I had a two-hour wait in the Münich Hauptbahnhoff. It’s been a crazy place the last while, I hear. Yesterday 10,000 refugees arrived by train. The numbers are incomprehensible and staggering to me.
I sat down on a nondescript bench by myself and got lost in my own thoughts. And then a group of middle eastern refugees sauntered up and sat down on the benches opposite me. But there wasn’t enough room so they filled up my bench and sat next to me. Not that I minded, but I considered moving instantly. Not because I dislike refugees. But because of the smell. It was not the smell of unwashed bodies, but the distinctly unpleasant aroma of someone who didn’t make it to the bathroom in time. Well, that’s putting it mildly. Let’s assume this happened, but of course there is no other set of clothes so we just make do.
But I couldn’t move. I mean, what would that say to these poor people who have lost everything. You sit down beside someone and they get up and leave. In reality there is probably not that much pride left, but still it has to sting. So I stayed. And even engaged in some conversation. Not that either one of us understood anything.

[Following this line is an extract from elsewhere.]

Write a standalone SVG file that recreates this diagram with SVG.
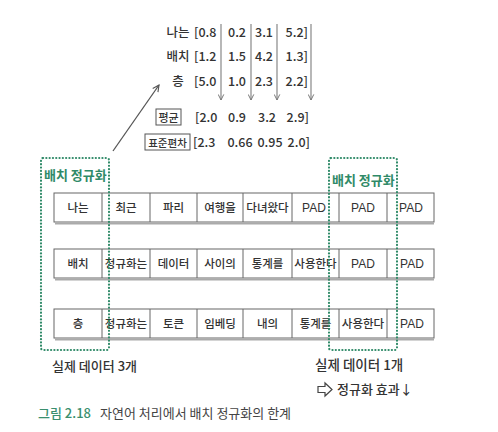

Sitting on this bench with a group of brown-skinned young men was really interesting. Several trains arrived and passengers disembarked. Hundreds and hundreds of people walked past us and I got to watch their reactions. Some people walked by, gazing straight ahead. Old ladies especially, would walk very slowly and almost stop, offering giant smiles. It warmed my heart. But nearly everyone watched us out of the corner of their eye as they walked past, careful not to make eye contact. The look was not resentment or mistrust. It was simply curiosity. Who are these people? Where are they from? What have they experienced?
You see, I was sitting in this group of people. I felt like it was an honor. I am a bit dark skinned myself, and with my black hair I melted right in. I heard people say flüchlinge [refugee] when they walked past. As far as they were concerned, I was just another refugee in this crowd. After all, I was not dressed sharply. In fact, I was actually quite grungy looking. I thought it was a really nice morning. Granted, it was a bit chilly. But these young guys were shivering violently, being unaccustomed to such weather.

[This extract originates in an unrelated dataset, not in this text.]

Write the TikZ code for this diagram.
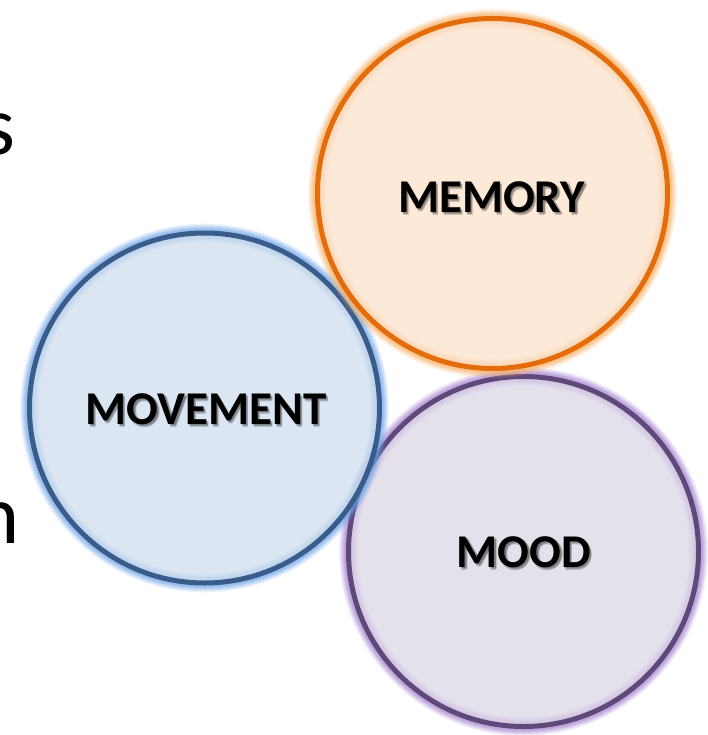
\documentclass[tikz,border=0pt]{standalone}
\usepackage{fontspec}
\setmainfont{Carlito}
\definecolor{memfill}{RGB}{252,226,204}
\definecolor{memline}{RGB}{228,108,10}
\definecolor{memglow}{RGB}{250,175,95}
\definecolor{movfill}{RGB}{208,222,238}
\definecolor{movline}{RGB}{56,93,138}
\definecolor{movglow}{RGB}{110,165,235}
\definecolor{moodfill}{RGB}{220,214,230}
\definecolor{moodline}{RGB}{95,73,122}
\definecolor{moodglow}{RGB}{165,130,210}
\tikzset{
  x=1pt, y=-1pt,
  lbl/.style={font=\fontsize{47}{50}\selectfont\bfseries, inner sep=0pt, anchor=base, text=black},
  shd/.style={font=\fontsize{47}{50}\selectfont\bfseries, inner sep=0pt, anchor=base, text=black, opacity=0.18},
  edge/.style={font=\fontsize{84}{90}\selectfont, inner sep=0pt, anchor=base east, text=black},
}
\newcommand{\glowcircle}[4]{% center, glow colour, fill, line
  \foreach \w/\o in {19/0.10,17/0.12,15/0.15,13/0.18,11/0.22,9/0.28}{
    \draw[#2, line width=\w pt, opacity=\o] #1 circle[radius=175];
  }
  \fill[#3, fill opacity=0.75] #1 circle[radius=175];
  \draw[#4, line width=5pt] #1 circle[radius=175];
}
\newcommand{\shadowtext}[2]{% position, text
  \node[shd, xshift=1.5pt, yshift=-1.5pt] at #1 {#2};
  \node[shd, xshift=2.5pt, yshift=-2.5pt] at #1 {#2};
  \node[shd, xshift=2pt, yshift=-3pt] at #1 {#2};
}
\begin{document}
\begin{tikzpicture}
\useasboundingbox (0,0) rectangle (708,735);
\fill[white] (0,0) rectangle (708,735);
% partial letters at left edge
\node[edge] (s) at (16,155) {s};
\node[edge] (n) at (20,543) {n};
% circles
\glowcircle{(523.5,551.5)}{moodglow}{moodfill}{moodline}
\glowcircle{(204.5,408)}{movglow}{movfill}{movline}
\glowcircle{(492.5,193.5)}{memglow}{memfill}{memline}
% labels with soft shadow
\shadowtext{(491.5,212)}{MEMORY}
\node[lbl] (mem) at (491.5,212) {MEMORY};
\shadowtext{(206,424)}{MOVEMENT}
\node[lbl] (mov) at (206,424) {MOVEMENT};
\shadowtext{(524,567)}{MOOD}
\node[lbl] (mood) at (524,567) {MOOD};
\end{tikzpicture}
\end{document}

It was a really deep moment for me to identify with these people. To be treated by society as if I was homeless. I looked into the eyes of these young men. Eyes wide with fascination at this strange world. But also eyes that were deeply haunted by the pain, death and suffering they experienced. When I left the group for my train ride to Budapest, I felt embarrassed. I had everything. I could just leave. They couldn’t.
A train pulled in from Budapest. It was quite a long train. And the entire train was filled with refugees. Dozens and dozens of police formed a human wall. News reporters stood on ladders behind them, trying to get pictures. The corridor teemed with volunteers in neon green and orange vests. Some of them were crying. Others had glazed eyes, and calloused faces. It just didn’t matter any more. I talked with a policeman and he let me through the line. I walked the length of the train studying these faces. It was so touching. Tears welled up in my eyes. But then I had to leave. Budapest was calling.
Somehow this made a deep impression on me. I realize Muenchen is a far cry from the pain and suffering in Syria. But still…I hear so much about these situations and read so much about them. To see it first hand and mingle with these people was an incredible experience. I hope I never forget this feeling.
But then arriving in Budapest there was so much more. Unlike what the media portrays, I was not faced with a million angry people. But there were hundreds and hundreds of people camped in tents and sleeping bags in the train/metro halls. Really it was too much for words. So I won’t try.